DATA TO PROCESS:

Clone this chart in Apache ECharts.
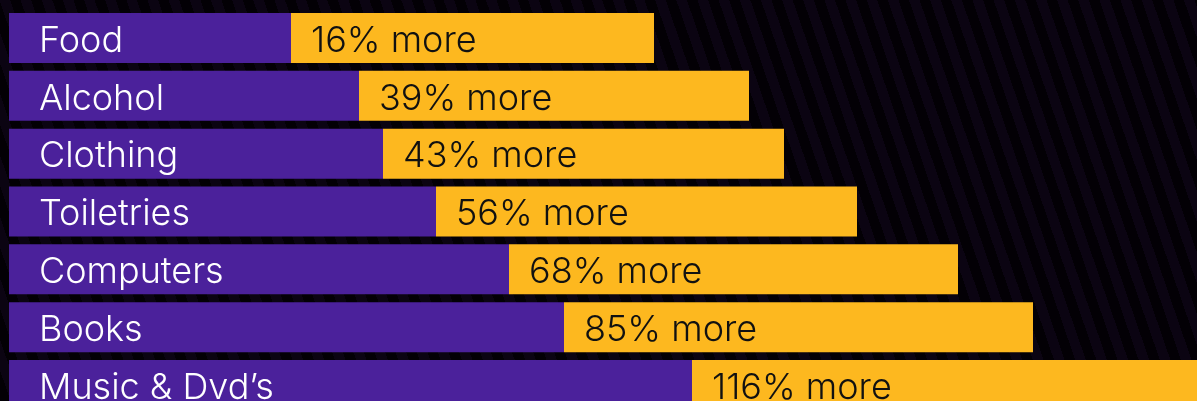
<!DOCTYPE html>
<html>
<head>
<meta charset="utf-8">
<script src="https://cdn.jsdelivr.net/npm/echarts@6/dist/echarts.min.js"></script>
<style>
  html, body { margin: 0; padding: 0; }
  body {
    width: 1197px; height: 401px; overflow: hidden;
    background: repeating-linear-gradient(71deg, #030005 0px, #030005 10px, #0b0412 10px, #0b0412 20px);
  }
  #main { width: 1197px; height: 401px; }
</style>
</head>
<body>
<div id="main"></div>
<script>
var categories = ['Food', 'Alcohol', 'Clothing', 'Toiletries', 'Computers', 'Books', 'Music & Dvd\u2019s'];
// length of the purple part and of the yellow part
var baseValues = [282, 350, 374, 427, 500, 555, 683];
var extraValues = [363, 390, 401, 421, 449, 469, 600];
var percentMore = [16, 39, 43, 56, 68, 85, 116];

var chart = echarts.init(document.getElementById('main'));

var option = {
    backgroundColor: 'transparent',
    animation: false,
    grid: {
        left: 9,
        right: 0,
        top: 9,
        height: 405,
        outerBoundsMode: 'none'
    },
    xAxis: {
        type: 'value',
        min: 0,
        max: 1188,
        show: false
    },
    yAxis: {
        type: 'category',
        data: categories,
        inverse: true,
        show: false
    },
    series: [
        {
            type: 'bar',
            stack: 'total',
            barWidth: 50,
            data: baseValues,
            itemStyle: { color: '#4b219b' },
            label: {
                show: true,
                position: 'insideLeft',
                distance: 30,
                offset: [0, 3],
                color: '#ffffff',
                fontFamily: 'Inter',
                fontWeight: 300,
                fontSize: 36,
                formatter: function (p) { return categories[p.dataIndex]; }
            }
        },
        {
            type: 'bar',
            stack: 'total',
            barWidth: 50,
            data: extraValues,
            itemStyle: { color: '#fdb81f' },
            label: {
                show: true,
                position: 'insideLeft',
                distance: 20,
                offset: [0, 3],
                color: '#111111',
                fontFamily: 'Inter',
                fontWeight: 300,
                fontSize: 36,
                formatter: function (p) { return percentMore[p.dataIndex] + '% more'; }
            }
        }
    ]
};

chart.setOption(option);
</script>
</body>
</html>
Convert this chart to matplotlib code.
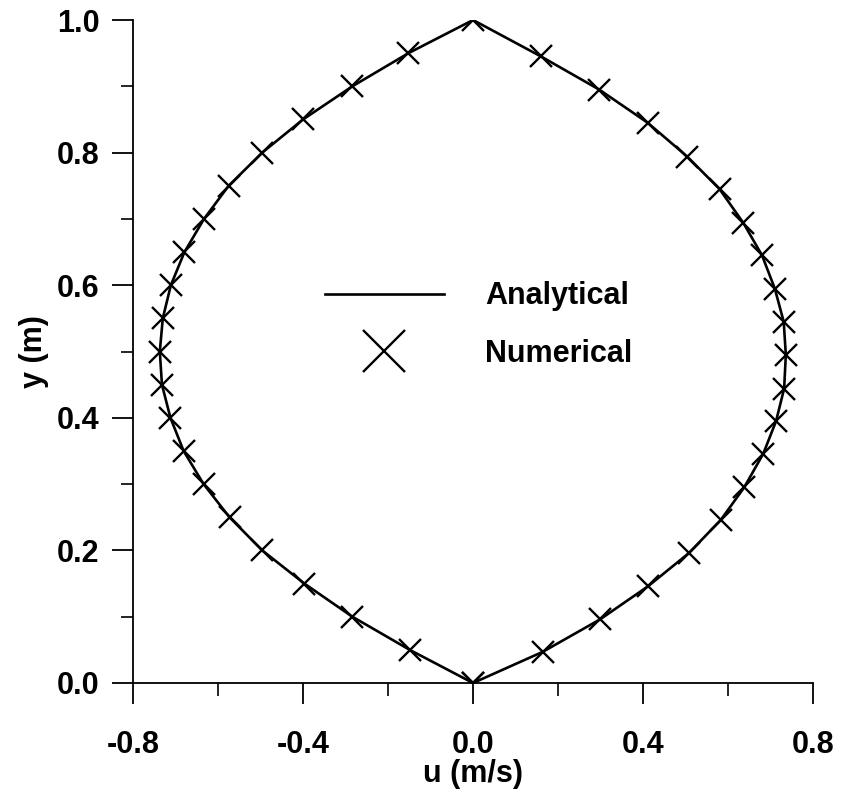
import numpy as np
import matplotlib
matplotlib.use("Agg")
import matplotlib.pyplot as plt
from matplotlib.ticker import MultipleLocator

plt.rcParams['font.family'] = ['Liberation Sans', 'DejaVu Sans']
plt.rcParams['font.weight'] = 'bold'
plt.rcParams['axes.labelweight'] = 'bold'

# values
y_left = [0.00, 0.05, 0.10, 0.15, 0.20, 0.25, 0.30, 0.35, 0.40, 0.45, 0.50,
          0.55, 0.60, 0.65, 0.70, 0.75, 0.80, 0.85, 0.90, 0.95, 1.00]
u_left = [0.000, -0.149, -0.284, -0.397, -0.496, -0.573, -0.634, -0.681, -0.712, -0.732, -0.737,
          -0.730, -0.711, -0.679, -0.633, -0.575, -0.496, -0.400, -0.284, -0.152, 0.000]

y_right = [1.000, 0.945, 0.895, 0.845, 0.794, 0.745, 0.694, 0.645, 0.595, 0.545, 0.495,
           0.444, 0.395, 0.346, 0.295, 0.246, 0.196, 0.146, 0.096, 0.047, 0.000]
u_right = [0.000, 0.160, 0.297, 0.411, 0.504, 0.580, 0.636, 0.680, 0.710, 0.731, 0.736,
           0.732, 0.713, 0.683, 0.638, 0.583, 0.508, 0.412, 0.299, 0.164, 0.000]

u_all = u_left + u_right[1:]
y_all = y_left + y_right[1:]

fig = plt.figure(figsize=(8.42, 7.94), dpi=100)
ax = fig.add_axes([0.158, 0.1398, 0.8076, 0.835])

ax.plot(u_all, y_all, color='black', lw=1.9, label='Analytical')
ax.plot(u_all, y_all, ls='none', marker='x', ms=16, mew=1.7, color='black',
        label='Numerical')

ax.set_xlim(-0.8, 0.8)
ax.set_ylim(0.0, 1.0)
ax.xaxis.set_major_locator(MultipleLocator(0.4))
ax.xaxis.set_minor_locator(MultipleLocator(0.2))
ax.yaxis.set_major_locator(MultipleLocator(0.2))
ax.yaxis.set_minor_locator(MultipleLocator(0.1))
ax.xaxis.set_major_formatter(lambda v, p: f"{v:.1f}")
ax.yaxis.set_major_formatter(lambda v, p: f"{v:.1f}")

for s in ['top', 'right']:
    ax.spines[s].set_visible(False)
for s in ['left', 'bottom']:
    ax.spines[s].set_linewidth(1.3)

ax.tick_params(which='major', direction='out', length=15, width=1.3, labelsize=22)
ax.tick_params(which='minor', direction='out', length=9, width=1.2)
ax.tick_params(axis='x', which='major', pad=19)
ax.tick_params(axis='y', which='major', pad=9)

ax.set_xlabel('u (m/s)', fontsize=22, fontweight='bold', labelpad=-1)
ax.set_ylabel('y (m)', fontsize=22, fontweight='bold', labelpad=6)

leg = ax.legend(loc='upper left', bbox_to_anchor=(0.282, 0.606), frameon=False,
                prop={'size': 22, 'weight': 'bold'}, handlelength=3.9, handletextpad=1.35,
                labelspacing=0.9, borderpad=0, borderaxespad=0, markerscale=1.9)

fig.savefig('out.png', dpi=100)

GOAL:
Leave the pictures out, and transcribe each of the records exactly.

SOLUTION TO THIS EXERCISE:
Clone this chart in Apache ECharts.
<!DOCTYPE html>
<html>
<head>
<meta charset="utf-8">
<script src="https://cdn.jsdelivr.net/npm/echarts@6/dist/echarts.min.js"></script>
<style>
  html, body { margin: 0; padding: 0; }
  body {
    width: 1197px; height: 401px; overflow: hidden;
    background: repeating-linear-gradient(71deg, #030005 0px, #030005 10px, #0b0412 10px, #0b0412 20px);
  }
  #main { width: 1197px; height: 401px; }
</style>
</head>
<body>
<div id="main"></div>
<script>
var categories = ['Food', 'Alcohol', 'Clothing', 'Toiletries', 'Computers', 'Books', 'Music & Dvd\u2019s'];
// length of the purple part and of the yellow part
var baseValues = [282, 350, 374, 427, 500, 555, 683];
var extraValues = [363, 390, 401, 421, 449, 469, 600];
var percentMore = [16, 39, 43, 56, 68, 85, 116];

var chart = echarts.init(document.getElementById('main'));

var option = {
    backgroundColor: 'transparent',
    animation: false,
    grid: {
        left: 9,
        right: 0,
        top: 9,
        height: 405,
        outerBoundsMode: 'none'
    },
    xAxis: {
        type: 'value',
        min: 0,
        max: 1188,
        show: false
    },
    yAxis: {
        type: 'category',
        data: categories,
        inverse: true,
        show: false
    },
    series: [
        {
            type: 'bar',
            stack: 'total',
            barWidth: 50,
            data: baseValues,
            itemStyle: { color: '#4b219b' },
            label: {
                show: true,
                position: 'insideLeft',
                distance: 30,
                offset: [0, 3],
                color: '#ffffff',
                fontFamily: 'Inter',
                fontWeight: 300,
                fontSize: 36,
                formatter: function (p) { return categories[p.dataIndex]; }
            }
        },
        {
            type: 'bar',
            stack: 'total',
            barWidth: 50,
            data: extraValues,
            itemStyle: { color: '#fdb81f' },
            label: {
                show: true,
                position: 'insideLeft',
                distance: 20,
                offset: [0, 3],
                color: '#111111',
                fontFamily: 'Inter',
                fontWeight: 300,
                fontSize: 36,
                formatter: function (p) { return percentMore[p.dataIndex] + '% more'; }
            }
        }
    ]
};

chart.setOption(option);
</script>
</body>
</html>
Convert this chart to matplotlib code.
import numpy as np
import matplotlib
matplotlib.use("Agg")
import matplotlib.pyplot as plt
from matplotlib.ticker import MultipleLocator

plt.rcParams['font.family'] = ['Liberation Sans', 'DejaVu Sans']
plt.rcParams['font.weight'] = 'bold'
plt.rcParams['axes.labelweight'] = 'bold'

# values
y_left = [0.00, 0.05, 0.10, 0.15, 0.20, 0.25, 0.30, 0.35, 0.40, 0.45, 0.50,
          0.55, 0.60, 0.65, 0.70, 0.75, 0.80, 0.85, 0.90, 0.95, 1.00]
u_left = [0.000, -0.149, -0.284, -0.397, -0.496, -0.573, -0.634, -0.681, -0.712, -0.732, -0.737,
          -0.730, -0.711, -0.679, -0.633, -0.575, -0.496, -0.400, -0.284, -0.152, 0.000]

y_right = [1.000, 0.945, 0.895, 0.845, 0.794, 0.745, 0.694, 0.645, 0.595, 0.545, 0.495,
           0.444, 0.395, 0.346, 0.295, 0.246, 0.196, 0.146, 0.096, 0.047, 0.000]
u_right = [0.000, 0.160, 0.297, 0.411, 0.504, 0.580, 0.636, 0.680, 0.710, 0.731, 0.736,
           0.732, 0.713, 0.683, 0.638, 0.583, 0.508, 0.412, 0.299, 0.164, 0.000]

u_all = u_left + u_right[1:]
y_all = y_left + y_right[1:]

fig = plt.figure(figsize=(8.42, 7.94), dpi=100)
ax = fig.add_axes([0.158, 0.1398, 0.8076, 0.835])

ax.plot(u_all, y_all, color='black', lw=1.9, label='Analytical')
ax.plot(u_all, y_all, ls='none', marker='x', ms=16, mew=1.7, color='black',
        label='Numerical')

ax.set_xlim(-0.8, 0.8)
ax.set_ylim(0.0, 1.0)
ax.xaxis.set_major_locator(MultipleLocator(0.4))
ax.xaxis.set_minor_locator(MultipleLocator(0.2))
ax.yaxis.set_major_locator(MultipleLocator(0.2))
ax.yaxis.set_minor_locator(MultipleLocator(0.1))
ax.xaxis.set_major_formatter(lambda v, p: f"{v:.1f}")
ax.yaxis.set_major_formatter(lambda v, p: f"{v:.1f}")

for s in ['top', 'right']:
    ax.spines[s].set_visible(False)
for s in ['left', 'bottom']:
    ax.spines[s].set_linewidth(1.3)

ax.tick_params(which='major', direction='out', length=15, width=1.3, labelsize=22)
ax.tick_params(which='minor', direction='out', length=9, width=1.2)
ax.tick_params(axis='x', which='major', pad=19)
ax.tick_params(axis='y', which='major', pad=9)

ax.set_xlabel('u (m/s)', fontsize=22, fontweight='bold', labelpad=-1)
ax.set_ylabel('y (m)', fontsize=22, fontweight='bold', labelpad=6)

leg = ax.legend(loc='upper left', bbox_to_anchor=(0.282, 0.606), frameon=False,
                prop={'size': 22, 'weight': 'bold'}, handlelength=3.9, handletextpad=1.35,
                labelspacing=0.9, borderpad=0, borderaxespad=0, markerscale=1.9)

fig.savefig('out.png', dpi=100)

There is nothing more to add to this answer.